While implementation will require coordination and effort from regulators, brokers, and users alike, the long-term benefits are clear. A more secure trading environment builds greater trust among investors, encouraging participation in the digital markets with increased confidence. It sets a precedent for the kinds of security standards that should be expected in any platform handling sensitive financial information.

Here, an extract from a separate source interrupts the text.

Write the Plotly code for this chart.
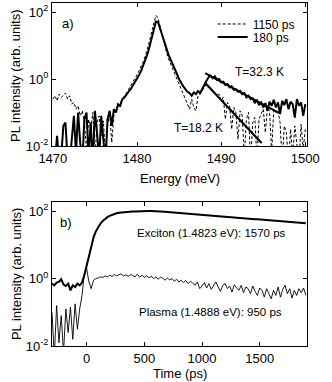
import numpy as np
import plotly.graph_objects as go
from plotly.subplots import make_subplots

# panel a: energy grid (meV) and log10 PL intensity
energy = np.arange(1470.0, 1500.01, 0.25)

log_180ps = [
    -2.5, -2.5, -1.7, -2.5, -2.3, -1.4, -1.3, -2.4, -2.5, -1.8,
    -1.1, -2.2, -1.0, -1.9, -2.5, -1.2, -1.0, -2.3, -1.3, -2.5,
    -0.95, -1.6, -2.4, -1.1, -1.8, -2.5, -1.2, -0.95, -1.4, -0.9,
    -1.0, -0.75, -0.8, -0.6, -0.55, -0.45, -0.38, -0.3, -0.2, -0.1,
    0.02, 0.12, 0.25, 0.4, 0.55, 0.75, 0.98, 1.25, 1.5, 1.72,
    1.7, 1.5, 1.25, 1.05, 0.88, 0.72, 0.58, 0.45, 0.3, 0.15,
    0.0, -0.12, -0.22, -0.3, -0.38, -0.42, -0.5, -0.4, -0.45, -0.36,
    -0.42, -0.3, -0.15, -0.05, 0.05, 0.1, 0.02, 0.08, -0.02, 0.0,
    -0.1, -0.08, -0.18, -0.15, -0.25, -0.22, -0.32, -0.3, -0.38, -0.35,
    -0.45, -0.42, -0.55, -0.5, -0.6, -0.58, -0.72, -0.62, -0.78, -0.7,
    -0.85, -0.72, -0.95, -0.68, -0.8, -0.62, -0.85, -0.7, -1.05, -0.65,
    -0.78, -0.6, -0.9, -0.68, -0.75, -1.15, -0.6, -0.8, -0.7, -1.1,
    -0.75,
]

log_1150ps = [
    -0.6, -0.5, -0.65, -0.45, -0.55, -0.48, -0.42, -0.6, -0.5, -0.75,
    -0.7, -0.9, -0.8, -1.1, -0.95, -1.3, -2.1, -1.2, -1.5, -1.0,
    -2.4, -1.3, -1.1, -1.7, -1.25, -2.2, -1.4, -1.0, -1.9, -1.1,
    -0.85, -0.9, -0.7, -0.65, -0.5, -0.42, -0.32, -0.22, -0.12, 0.0,
    0.12, 0.25, 0.38, 0.52, 0.7, 0.9, 1.15, 1.42, 1.7, 1.9,
    1.82, 1.55, 1.25, 1.0, 0.8, 0.6, 0.45, 0.3, 0.15, 0.0,
    -0.15, -0.28, -0.42, -0.55, -0.72, -0.9, -0.6, -0.85, -0.95, -0.5,
    -0.45, -0.35, -0.25, -0.15, -0.2, -0.25, -0.35, -0.4, -0.5, -0.45,
    -0.65, -0.55, -1.2, -0.7, -0.8, -1.5, -0.85, -1.0, -1.8, -0.95,
    -1.1, -2.3, -1.2, -1.0, -2.5, -1.3, -1.15, -2.4, -1.2, -1.05,
    -0.9, -1.6, -0.85, -0.95, -2.2, -0.9, -1.0, -0.95, -1.3, -2.5,
    -1.4, -1.6, -2.5, -1.5, -2.3, -1.4, -1.8, -2.5, -1.35, -2.1,
    -1.5,
]

# Boltzmann tail fits (end points)
fit_32_e = [1488.1, 1496.8]
fit_32_i = [1.5, 0.1]
fit_18_e = [1488.1, 1494.8]
fit_18_i = [0.76, 0.0123]

# panel b: time (ps) and log10 PL intensity
time = np.arange(-300, 1901, 20)

log_exciton = [
    -0.15, -0.2, -0.12, -0.1, -0.02, -0.18, -0.22, -0.15, -0.35, -0.2,
    -0.25, -0.15, -0.2, -0.12, 0.1, 0.38, 0.72, 1.0, 1.22, 1.4,
    1.53, 1.63, 1.71, 1.77, 1.82, 1.86, 1.89, 1.915, 1.935, 1.95,
    1.96, 1.968, 1.975, 1.98, 1.985, 1.99, 1.99, 1.995, 1.995, 2.0,
    2.0, 2.0, 2.0, 2.0, 2.0, 2.0, 1.995, 1.99, 1.985, 1.98,
    1.975, 1.97, 1.965, 1.96, 1.955, 1.95, 1.945, 1.94, 1.935, 1.93,
    1.925, 1.92, 1.914, 1.908, 1.902, 1.896, 1.89, 1.884, 1.878, 1.872,
    1.866, 1.86, 1.855, 1.85, 1.844, 1.838, 1.832, 1.826, 1.82, 1.814,
    1.808, 1.802, 1.797, 1.792, 1.786, 1.78, 1.774, 1.768, 1.762, 1.756,
    1.75, 1.745, 1.74, 1.734, 1.728, 1.722, 1.716, 1.71, 1.705, 1.7,
    1.694, 1.688, 1.682, 1.676, 1.67, 1.665, 1.66, 1.655, 1.65, 1.645,
    1.64,
]

log_plasma = [
    -1.0, -2.3, -0.8, -1.9, -1.1, -2.2, -0.9, -1.6, -0.85, -1.8,
    -0.75, -1.5, -0.9, -0.5, 0.15, 0.3, -0.1, -0.3, -0.05, 0.0,
    0.02, 0.05, 0.03, 0.08, 0.05, 0.1, 0.06, 0.12, 0.08, 0.1,
    0.14, 0.07, 0.11, 0.06, 0.12, 0.09, 0.05, 0.13, 0.04, 0.1,
    0.03, 0.08, 0.02, 0.07, 0.0, 0.05, -0.02, 0.04, 0.01, -0.05,
    0.02, -0.04, 0.0, -0.08, -0.02, -0.1, -0.05, -0.12, -0.06, -0.15,
    -0.08, -0.14, -0.2, -0.1, -0.3, -0.22, -0.12, -0.28, -0.15, -0.32,
    -0.2, -0.1, -0.25, -0.38, -0.2, -0.15, -0.3, -0.22, -0.4, -0.18,
    -0.28, -0.35, -0.2, -0.42, -0.25, -0.3, -0.45, -0.22, -0.38, -0.5,
    -0.28, -0.35, -0.55, -0.3, -0.45, -0.6, -0.35, -0.5, -0.25, -0.55,
    -0.32, -0.2, -0.45, -0.3, -0.58, -0.35, -0.5, -0.3, -0.42, -0.28,
    -0.5,
]

FONT = "Liberation Sans, Arial, sans-serif"

fig = make_subplots(rows=2, cols=1)

fig.add_trace(go.Scatter(x=energy, y=np.power(10.0, log_1150ps), mode="lines",
                         name="1150 ps", legend="legend",
                         line=dict(color="black", width=1, dash="3px,2px")),
              row=1, col=1)
fig.add_trace(go.Scatter(x=energy, y=np.power(10.0, log_180ps), mode="lines",
                         name="180 ps", legend="legend2",
                         line=dict(color="black", width=2)),
              row=1, col=1)
fig.add_trace(go.Scatter(x=fit_32_e, y=fit_32_i, mode="lines", showlegend=False,
                         line=dict(color="black", width=2)), row=1, col=1)
fig.add_trace(go.Scatter(x=fit_18_e, y=fit_18_i, mode="lines", showlegend=False,
                         line=dict(color="black", width=2)), row=1, col=1)

fig.add_trace(go.Scatter(x=time, y=np.power(10.0, log_exciton), mode="lines", showlegend=False,
                         line=dict(color="black", width=2)), row=2, col=1)
fig.add_trace(go.Scatter(x=time, y=np.power(10.0, log_plasma), mode="lines", showlegend=False,
                         line=dict(color="black", width=0.9)), row=2, col=1)

axis_style = dict(showline=True, linecolor="black", linewidth=1, mirror="ticks",
                  ticks="inside", ticklen=4, tickcolor="black", showgrid=False,
                  zeroline=False, automargin=False,
                  tickfont=dict(family=FONT, size=13, color="black"))
ytickvals = [0.01, 1, 100]
yticktext = ["10<sup>-2</sup>", "10<sup>0</sup>", "10<sup>2</sup>"]

fig.update_xaxes(axis_style)
fig.update_yaxes(axis_style)
fig.update_xaxes(range=[1469.9, 1500.2], tickvals=[1470, 1480, 1490, 1500], row=1, col=1)
fig.update_xaxes(range=[-300, 1910], tickvals=[0, 500, 1000, 1500], row=2, col=1)
fig.update_yaxes(type="log", range=[-2, 2.27], tickvals=ytickvals, ticktext=yticktext)
fig.update_layout(
    xaxis=dict(domain=[0, 1]), yaxis=dict(domain=[0.5831, 1]),
    xaxis2=dict(domain=[0, 1]), yaxis2=dict(domain=[0, 0.4198]),
)

def note(text, x, y, xref, yref, size=12, angle=0, xanchor="left"):
    fig.add_annotation(text=text, x=x, y=y, xref=xref, yref=yref, showarrow=False,
                       xanchor=xanchor, yanchor="middle", textangle=angle,
                       font=dict(family=FONT, size=size, color="black"))

note("a)", 0.031, 0.86, "x domain", "y domain", 13)
note("T=32.3 K", 0.71, 0.517, "x domain", "y domain")
note("T=18.2 K", 0.47, 0.126, "x domain", "y domain")
note("b)", 0.024, 0.861, "x2 domain", "y2 domain", 13)
note("Exciton (1.4823 eV): 1570 ps", 0.325, 0.785, "x2 domain", "y2 domain", 11.5)
note("Plasma (1.4888 eV): 950 ps", 0.333, 0.236, "x2 domain", "y2 domain", 11.5)
note("Energy (meV)", 0.5, -0.224, "x domain", "y domain", 13, xanchor="center")
note("Time (ps)", 0.5, -0.194, "x2 domain", "y2 domain", 13, xanchor="center")
note("PL intensity (arb. units)", -0.141, 0.49, "x domain", "y domain", 13, -90, "center")
note("PL intensity (arb. units)", -0.141, 0.5, "x2 domain", "y2 domain", 13, -90, "center")

leg = dict(xanchor="left", yanchor="middle", bgcolor="rgba(0,0,0,0)",
           font=dict(family=FONT, size=12, color="black"), itemwidth=30)

fig.update_layout(
    template="none",
    width=332, height=382,
    margin=dict(l=52, r=25, t=3, b=36),
    paper_bgcolor="white", plot_bgcolor="white",
    font=dict(family=FONT, size=12, color="black"),
    showlegend=True,
    legend=dict(leg, x=0.63, y=0.9388),
    legend2=dict(leg, x=0.63, y=0.9009),
)

# the page body has a default 8px margin; drop it so the figure sits flush
fig.write_html("out.html", config={"displayModeBar": False},
               post_script="document.body.style.margin = '0px';")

As we continue to navigate the opportunities presented by online trading, the focus on robust security measures will only intensify. Frameworks like the one proposed are crucial steps towards ensuring that the convenience and accessibility of digital trading do not come at the unacceptable cost of investor safety. They highlight a collective commitment to protecting the digital frontiers of finance, ensuring that your journey as a trader can be pursued with both opportunity and peace of mind.

sim tradingFAQ

Q:What is SIM swap fraud?

A:SIM swap fraud is a type of identity theft where a criminal takes control of a person’s phone number by convincing the mobile carrier to transfer it to a SIM card in their possession, allowing access to sensitive accounts.

Q:How can I protect my trading account from SIM swap fraud?

A:Strengthen mobile carrier security, enable multi-factor authentication, be cautious about sharing personal information, and stay informed about the latest fraud tactics and security features.

Q:What is mandatory SIM binding?

A:Mandatory SIM binding is a proposed security measure that creates a secure link between your mobile number, the device used for trading, and your trading account, helping to prevent unauthorized access even if the mobile number is compromised.